Reproduce precisely the lines of the listing below, starting with the line that contains "Convert this chart to Plotly code." and stopping after the line that contains "import plotly.graph_objects as go"; include nothing else.

---- MATERIAL FOR THIS TASK

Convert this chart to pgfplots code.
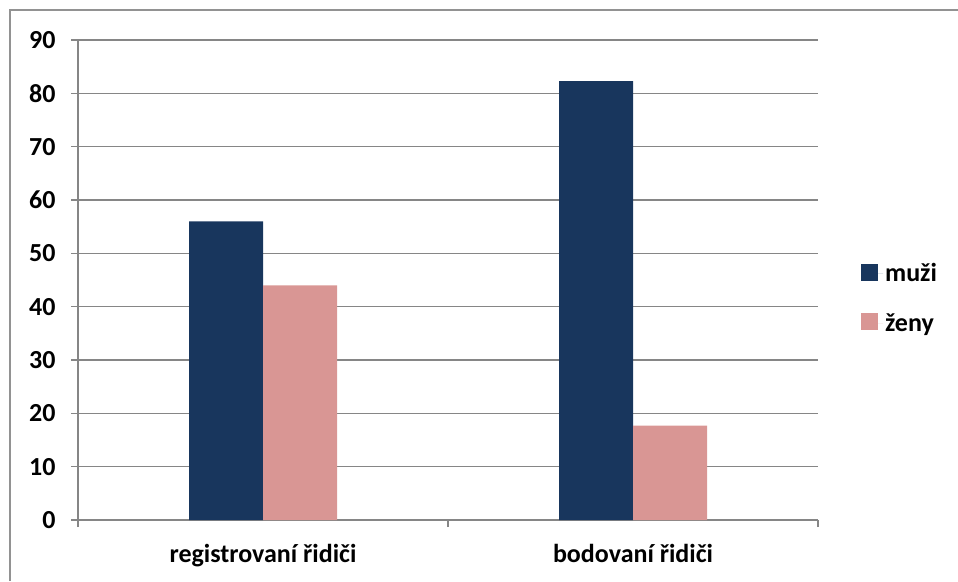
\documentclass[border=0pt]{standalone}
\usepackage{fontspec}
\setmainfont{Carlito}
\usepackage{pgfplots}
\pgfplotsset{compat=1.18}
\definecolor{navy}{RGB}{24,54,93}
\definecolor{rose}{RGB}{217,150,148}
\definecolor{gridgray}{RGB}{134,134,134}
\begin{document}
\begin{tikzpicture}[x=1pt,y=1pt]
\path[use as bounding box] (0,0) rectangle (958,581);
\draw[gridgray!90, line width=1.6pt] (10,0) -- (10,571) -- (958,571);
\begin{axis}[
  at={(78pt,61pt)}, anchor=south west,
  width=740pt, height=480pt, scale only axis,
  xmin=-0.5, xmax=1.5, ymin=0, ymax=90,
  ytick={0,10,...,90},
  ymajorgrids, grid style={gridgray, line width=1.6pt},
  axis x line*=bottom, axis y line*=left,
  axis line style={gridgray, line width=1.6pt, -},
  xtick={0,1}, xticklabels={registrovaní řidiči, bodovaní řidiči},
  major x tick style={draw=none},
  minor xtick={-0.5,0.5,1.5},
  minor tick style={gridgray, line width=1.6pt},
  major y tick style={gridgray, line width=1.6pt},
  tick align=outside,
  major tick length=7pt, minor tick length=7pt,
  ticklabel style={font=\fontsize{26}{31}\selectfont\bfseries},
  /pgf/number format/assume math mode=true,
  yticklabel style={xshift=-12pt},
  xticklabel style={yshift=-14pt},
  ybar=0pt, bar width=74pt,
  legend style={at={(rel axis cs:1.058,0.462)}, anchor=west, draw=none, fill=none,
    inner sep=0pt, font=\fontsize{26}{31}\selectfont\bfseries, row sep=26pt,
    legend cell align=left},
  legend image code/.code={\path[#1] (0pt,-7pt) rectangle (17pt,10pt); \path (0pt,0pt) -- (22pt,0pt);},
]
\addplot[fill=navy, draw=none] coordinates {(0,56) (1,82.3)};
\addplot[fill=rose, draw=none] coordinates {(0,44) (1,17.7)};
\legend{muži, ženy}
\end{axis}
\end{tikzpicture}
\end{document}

--------
---- MATERIAL FOR THIS TASK

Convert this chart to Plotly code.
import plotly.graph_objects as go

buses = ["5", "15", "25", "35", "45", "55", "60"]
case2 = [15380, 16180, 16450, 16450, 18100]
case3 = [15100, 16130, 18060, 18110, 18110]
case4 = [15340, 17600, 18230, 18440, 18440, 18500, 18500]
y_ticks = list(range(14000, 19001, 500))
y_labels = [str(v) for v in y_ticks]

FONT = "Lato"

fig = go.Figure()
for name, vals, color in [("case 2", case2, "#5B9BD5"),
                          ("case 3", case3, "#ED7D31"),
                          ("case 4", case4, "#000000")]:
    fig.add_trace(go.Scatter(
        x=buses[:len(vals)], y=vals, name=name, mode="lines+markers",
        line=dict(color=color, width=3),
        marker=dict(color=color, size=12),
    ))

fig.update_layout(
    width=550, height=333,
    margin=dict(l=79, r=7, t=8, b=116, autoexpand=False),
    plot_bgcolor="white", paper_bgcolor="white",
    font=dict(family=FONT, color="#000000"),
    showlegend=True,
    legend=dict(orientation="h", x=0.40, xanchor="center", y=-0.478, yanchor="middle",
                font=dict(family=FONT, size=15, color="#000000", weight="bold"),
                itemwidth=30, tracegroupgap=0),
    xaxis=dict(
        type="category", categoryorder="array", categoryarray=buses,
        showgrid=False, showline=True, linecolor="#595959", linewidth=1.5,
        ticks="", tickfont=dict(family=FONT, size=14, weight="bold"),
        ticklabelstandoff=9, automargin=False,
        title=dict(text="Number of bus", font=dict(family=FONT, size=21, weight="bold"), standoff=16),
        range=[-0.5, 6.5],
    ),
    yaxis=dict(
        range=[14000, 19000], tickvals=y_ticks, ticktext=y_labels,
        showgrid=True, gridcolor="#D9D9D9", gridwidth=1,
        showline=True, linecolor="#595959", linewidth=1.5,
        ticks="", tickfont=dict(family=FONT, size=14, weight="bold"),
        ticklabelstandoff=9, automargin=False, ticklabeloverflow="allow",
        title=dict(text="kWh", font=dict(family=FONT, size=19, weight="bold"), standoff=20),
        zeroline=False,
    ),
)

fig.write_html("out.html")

--------
---- MATERIAL FOR THIS TASK

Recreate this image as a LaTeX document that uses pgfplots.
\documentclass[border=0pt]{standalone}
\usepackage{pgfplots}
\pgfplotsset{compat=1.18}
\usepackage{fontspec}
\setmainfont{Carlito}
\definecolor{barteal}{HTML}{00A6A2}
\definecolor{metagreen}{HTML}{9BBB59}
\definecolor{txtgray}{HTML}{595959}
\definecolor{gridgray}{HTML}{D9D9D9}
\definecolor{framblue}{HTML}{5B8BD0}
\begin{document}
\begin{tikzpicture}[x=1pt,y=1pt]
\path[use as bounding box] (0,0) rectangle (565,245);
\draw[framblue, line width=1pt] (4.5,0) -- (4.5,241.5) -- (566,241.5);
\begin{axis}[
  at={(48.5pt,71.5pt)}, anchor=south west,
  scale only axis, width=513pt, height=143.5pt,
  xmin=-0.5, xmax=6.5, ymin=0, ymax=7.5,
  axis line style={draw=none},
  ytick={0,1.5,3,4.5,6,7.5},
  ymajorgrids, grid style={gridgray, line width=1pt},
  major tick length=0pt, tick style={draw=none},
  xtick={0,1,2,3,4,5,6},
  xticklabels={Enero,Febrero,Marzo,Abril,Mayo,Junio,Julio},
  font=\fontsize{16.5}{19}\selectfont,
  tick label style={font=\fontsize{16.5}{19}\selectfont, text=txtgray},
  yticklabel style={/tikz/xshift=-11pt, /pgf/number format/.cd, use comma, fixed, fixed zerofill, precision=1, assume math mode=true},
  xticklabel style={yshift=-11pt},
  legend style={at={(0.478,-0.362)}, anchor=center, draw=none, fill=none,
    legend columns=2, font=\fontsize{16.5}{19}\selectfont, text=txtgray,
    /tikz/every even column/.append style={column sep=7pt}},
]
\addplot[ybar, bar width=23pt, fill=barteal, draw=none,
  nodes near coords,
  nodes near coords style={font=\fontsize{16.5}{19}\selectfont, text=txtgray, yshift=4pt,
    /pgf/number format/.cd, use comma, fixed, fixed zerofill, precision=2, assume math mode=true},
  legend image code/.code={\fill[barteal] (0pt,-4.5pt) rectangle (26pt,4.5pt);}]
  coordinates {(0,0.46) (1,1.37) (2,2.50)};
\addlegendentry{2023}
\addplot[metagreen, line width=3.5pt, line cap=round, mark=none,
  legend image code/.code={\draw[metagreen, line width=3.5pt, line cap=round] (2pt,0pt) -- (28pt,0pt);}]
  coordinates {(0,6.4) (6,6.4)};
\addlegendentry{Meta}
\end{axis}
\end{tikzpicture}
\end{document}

--------

* SOLUTION TO THIS EXERCISE
Convert this chart to Plotly code.
import plotly.graph_objects as go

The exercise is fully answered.